» **Exercise inputs**
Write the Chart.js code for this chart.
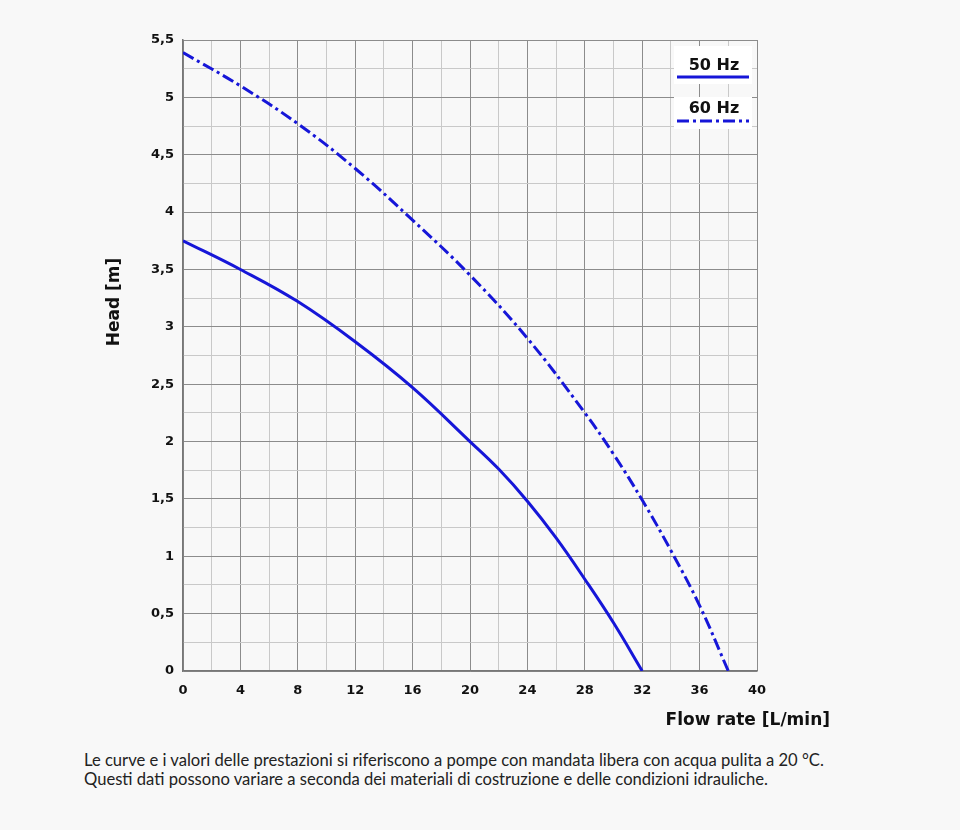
<!DOCTYPE html>
<html>
<head>
<meta charset="utf-8">
<script src="https://cdn.jsdelivr.net/npm/chart.js@4.4.1/dist/chart.umd.min.js"></script>
<style>
  body { margin: 0; background: #f8f8f8; }
  #wrap { position: absolute; left: 0; top: 0; width: 960px; height: 740px; }
  #note { position: absolute; left: 84px; top: 751px; font-family: Lato, sans-serif; font-size: 16.6px; color: #222; line-height: 19px; }
</style>
</head>
<body>
<div id="wrap"><canvas id="pumpChart"></canvas></div>
<div id="note">Le curve e i valori delle prestazioni si riferiscono a pompe con mandata libera con acqua pulita a 20 °C.<br>Questi dati possono variare a seconda dei materiali di costruzione e delle condizioni idrauliche.</div>
<script>
// portata (L/min) e prevalenza (m)
const flow50 = [0, 4, 8, 12, 16, 20, 22, 24, 26, 28, 30, 32];
const head50 = [3.75, 3.5, 3.22, 2.87, 2.47, 2.0, 1.76, 1.48, 1.16, 0.8, 0.42, 0];
const flow60 = [0, 4, 8, 12, 16, 20, 24, 28, 30, 32, 34, 36, 38];
const head60 = [5.39, 5.1, 4.77, 4.38, 3.93, 3.45, 2.9, 2.25, 1.89, 1.49, 1.05, 0.57, 0];
const seriesLabels = ['50 Hz', '60 Hz'];

const toPoints = (xs, ys) => xs.map((x, i) => ({ x: x, y: ys[i] }));
const blue = '#1616d8';

// legenda e titoli assi
const extras = {
  id: 'extras',
  afterDraw(chart) {
    const ctx = chart.ctx;
    ctx.save();
    ctx.fillStyle = '#ffffff';
    ctx.fillRect(674, 46, 78, 38);
    ctx.fillRect(674, 97, 78, 32);
    ctx.fillStyle = '#111';
    ctx.font = 'bold 16px "DejaVu Sans"';
    ctx.textAlign = 'center';
    ctx.textBaseline = 'alphabetic';
    ctx.fillText(seriesLabels[0], 714, 70);
    ctx.fillText(seriesLabels[1], 714, 113);
    ctx.strokeStyle = blue;
    ctx.lineWidth = 3;
    ctx.beginPath(); ctx.moveTo(677, 77); ctx.lineTo(749, 77); ctx.stroke();
    ctx.setLineDash([12, 4, 3, 4]);
    ctx.beginPath(); ctx.moveTo(677, 121); ctx.lineTo(749, 121); ctx.stroke();
    ctx.setLineDash([]);

    ctx.font = 'bold 17px "DejaVu Sans"';
    ctx.textAlign = 'right';
    ctx.fillText('Flow rate [L/min]', 830, 725);
    ctx.translate(119, 302);
    ctx.rotate(-Math.PI / 2);
    ctx.textAlign = 'center';
    ctx.fillText('Head [m]', 0, 0);
    ctx.restore();
  }
};

const fmt = v => String(v).replace('.', ',');

new Chart(document.getElementById('pumpChart'), {
  type: 'line',
  data: {
    datasets: [{
      label: seriesLabels[0],
      data: toPoints(flow50, head50),
      borderColor: blue,
      borderWidth: 3,
      pointRadius: 0,
      tension: 0.4
    }, {
      label: seriesLabels[1],
      data: toPoints(flow60, head60),
      borderColor: blue,
      borderWidth: 3,
      borderDash: [12, 4, 3, 4],
      pointRadius: 0,
      tension: 0.4
    }]
  },
  options: {
    responsive: true,
    maintainAspectRatio: false,
    animation: false,
    layout: { padding: { left: 0, right: 203, top: 40, bottom: 0 } },
    plugins: { legend: { display: false }, tooltip: { enabled: false } },
    scales: {
      x: {
        type: 'linear',
        min: 0, max: 40,
        border: { color: '#777', width: 1.5 },
        grid: {
          drawTicks: false,
          color: c => (c.tick.value % 4 === 0 ? '#8c8c8c' : '#c9c9c9')
        },
        ticks: {
          stepSize: 2,
          padding: 12,
          color: '#111',
          font: { family: 'DejaVu Sans', weight: 'bold', size: 13 },
          callback: v => (v % 4 === 0 ? v : '')
        },
        afterFit: s => { s.height = 69; }
      },
      y: {
        min: 0, max: 5.5,
        border: { color: '#777', width: 1.5 },
        grid: {
          drawTicks: false,
          color: c => (Math.round(c.tick.value * 100) % 50 === 0 ? '#8c8c8c' : '#c9c9c9')
        },
        ticks: {
          stepSize: 0.25,
          padding: 9,
          color: '#111',
          font: { family: 'DejaVu Sans', weight: 'bold', size: 13 },
          callback: v => (Math.round(v * 100) % 50 === 0 ? fmt(v) : '')
        },
        afterFit: s => { s.width = 183; }
      }
    }
  },
  plugins: [extras]
});
</script>
</body>
</html>
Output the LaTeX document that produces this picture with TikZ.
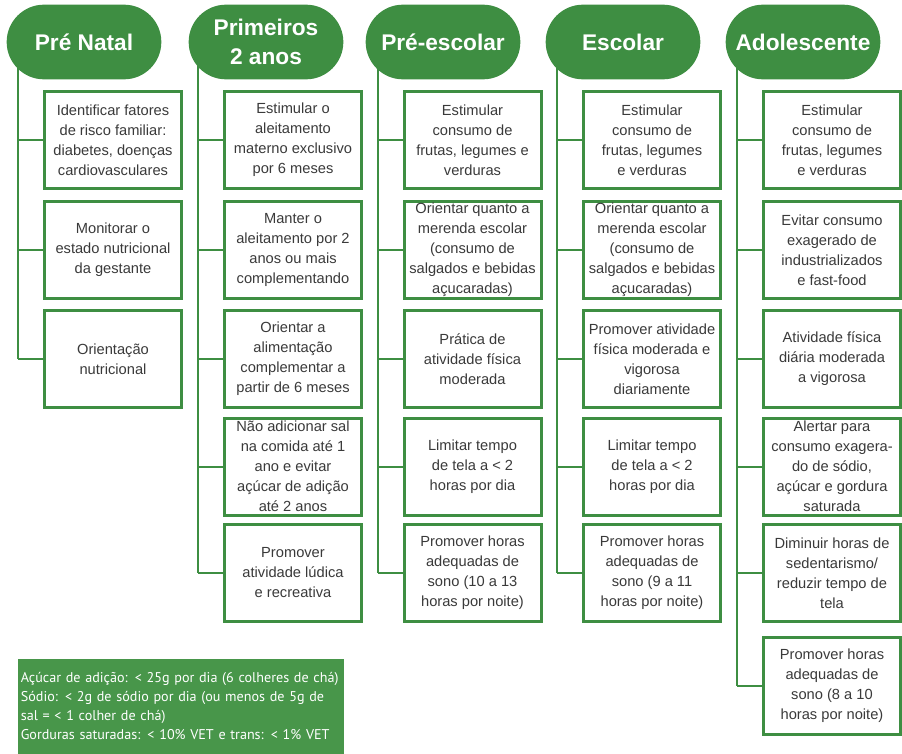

» **What the task asks**
Every entry must be written out exactly, with all pictures left out.

» **Answer to the task**
Write the Chart.js code for this chart.
<!DOCTYPE html>
<html>
<head>
<meta charset="utf-8">
<script src="https://cdn.jsdelivr.net/npm/chart.js@4.4.1/dist/chart.umd.min.js"></script>
<style>
  body { margin: 0; background: #f8f8f8; }
  #wrap { position: absolute; left: 0; top: 0; width: 960px; height: 740px; }
  #note { position: absolute; left: 84px; top: 751px; font-family: Lato, sans-serif; font-size: 16.6px; color: #222; line-height: 19px; }
</style>
</head>
<body>
<div id="wrap"><canvas id="pumpChart"></canvas></div>
<div id="note">Le curve e i valori delle prestazioni si riferiscono a pompe con mandata libera con acqua pulita a 20 °C.<br>Questi dati possono variare a seconda dei materiali di costruzione e delle condizioni idrauliche.</div>
<script>
// portata (L/min) e prevalenza (m)
const flow50 = [0, 4, 8, 12, 16, 20, 22, 24, 26, 28, 30, 32];
const head50 = [3.75, 3.5, 3.22, 2.87, 2.47, 2.0, 1.76, 1.48, 1.16, 0.8, 0.42, 0];
const flow60 = [0, 4, 8, 12, 16, 20, 24, 28, 30, 32, 34, 36, 38];
const head60 = [5.39, 5.1, 4.77, 4.38, 3.93, 3.45, 2.9, 2.25, 1.89, 1.49, 1.05, 0.57, 0];
const seriesLabels = ['50 Hz', '60 Hz'];

const toPoints = (xs, ys) => xs.map((x, i) => ({ x: x, y: ys[i] }));
const blue = '#1616d8';

// legenda e titoli assi
const extras = {
  id: 'extras',
  afterDraw(chart) {
    const ctx = chart.ctx;
    ctx.save();
    ctx.fillStyle = '#ffffff';
    ctx.fillRect(674, 46, 78, 38);
    ctx.fillRect(674, 97, 78, 32);
    ctx.fillStyle = '#111';
    ctx.font = 'bold 16px "DejaVu Sans"';
    ctx.textAlign = 'center';
    ctx.textBaseline = 'alphabetic';
    ctx.fillText(seriesLabels[0], 714, 70);
    ctx.fillText(seriesLabels[1], 714, 113);
    ctx.strokeStyle = blue;
    ctx.lineWidth = 3;
    ctx.beginPath(); ctx.moveTo(677, 77); ctx.lineTo(749, 77); ctx.stroke();
    ctx.setLineDash([12, 4, 3, 4]);
    ctx.beginPath(); ctx.moveTo(677, 121); ctx.lineTo(749, 121); ctx.stroke();
    ctx.setLineDash([]);

    ctx.font = 'bold 17px "DejaVu Sans"';
    ctx.textAlign = 'right';
    ctx.fillText('Flow rate [L/min]', 830, 725);
    ctx.translate(119, 302);
    ctx.rotate(-Math.PI / 2);
    ctx.textAlign = 'center';
    ctx.fillText('Head [m]', 0, 0);
    ctx.restore();
  }
};

const fmt = v => String(v).replace('.', ',');

new Chart(document.getElementById('pumpChart'), {
  type: 'line',
  data: {
    datasets: [{
      label: seriesLabels[0],
      data: toPoints(flow50, head50),
      borderColor: blue,
      borderWidth: 3,
      pointRadius: 0,
      tension: 0.4
    }, {
      label: seriesLabels[1],
      data: toPoints(flow60, head60),
      borderColor: blue,
      borderWidth: 3,
      borderDash: [12, 4, 3, 4],
      pointRadius: 0,
      tension: 0.4
    }]
  },
  options: {
    responsive: true,
    maintainAspectRatio: false,
    animation: false,
    layout: { padding: { left: 0, right: 203, top: 40, bottom: 0 } },
    plugins: { legend: { display: false }, tooltip: { enabled: false } },
    scales: {
      x: {
        type: 'linear',
        min: 0, max: 40,
        border: { color: '#777', width: 1.5 },
        grid: {
          drawTicks: false,
          color: c => (c.tick.value % 4 === 0 ? '#8c8c8c' : '#c9c9c9')
        },
        ticks: {
          stepSize: 2,
          padding: 12,
          color: '#111',
          font: { family: 'DejaVu Sans', weight: 'bold', size: 13 },
          callback: v => (v % 4 === 0 ? v : '')
        },
        afterFit: s => { s.height = 69; }
      },
      y: {
        min: 0, max: 5.5,
        border: { color: '#777', width: 1.5 },
        grid: {
          drawTicks: false,
          color: c => (Math.round(c.tick.value * 100) % 50 === 0 ? '#8c8c8c' : '#c9c9c9')
        },
        ticks: {
          stepSize: 0.25,
          padding: 9,
          color: '#111',
          font: { family: 'DejaVu Sans', weight: 'bold', size: 13 },
          callback: v => (Math.round(v * 100) % 50 === 0 ? fmt(v) : '')
        },
        afterFit: s => { s.width = 183; }
      }
    }
  },
  plugins: [extras]
});
</script>
</body>
</html>
Output the LaTeX document that produces this picture with TikZ.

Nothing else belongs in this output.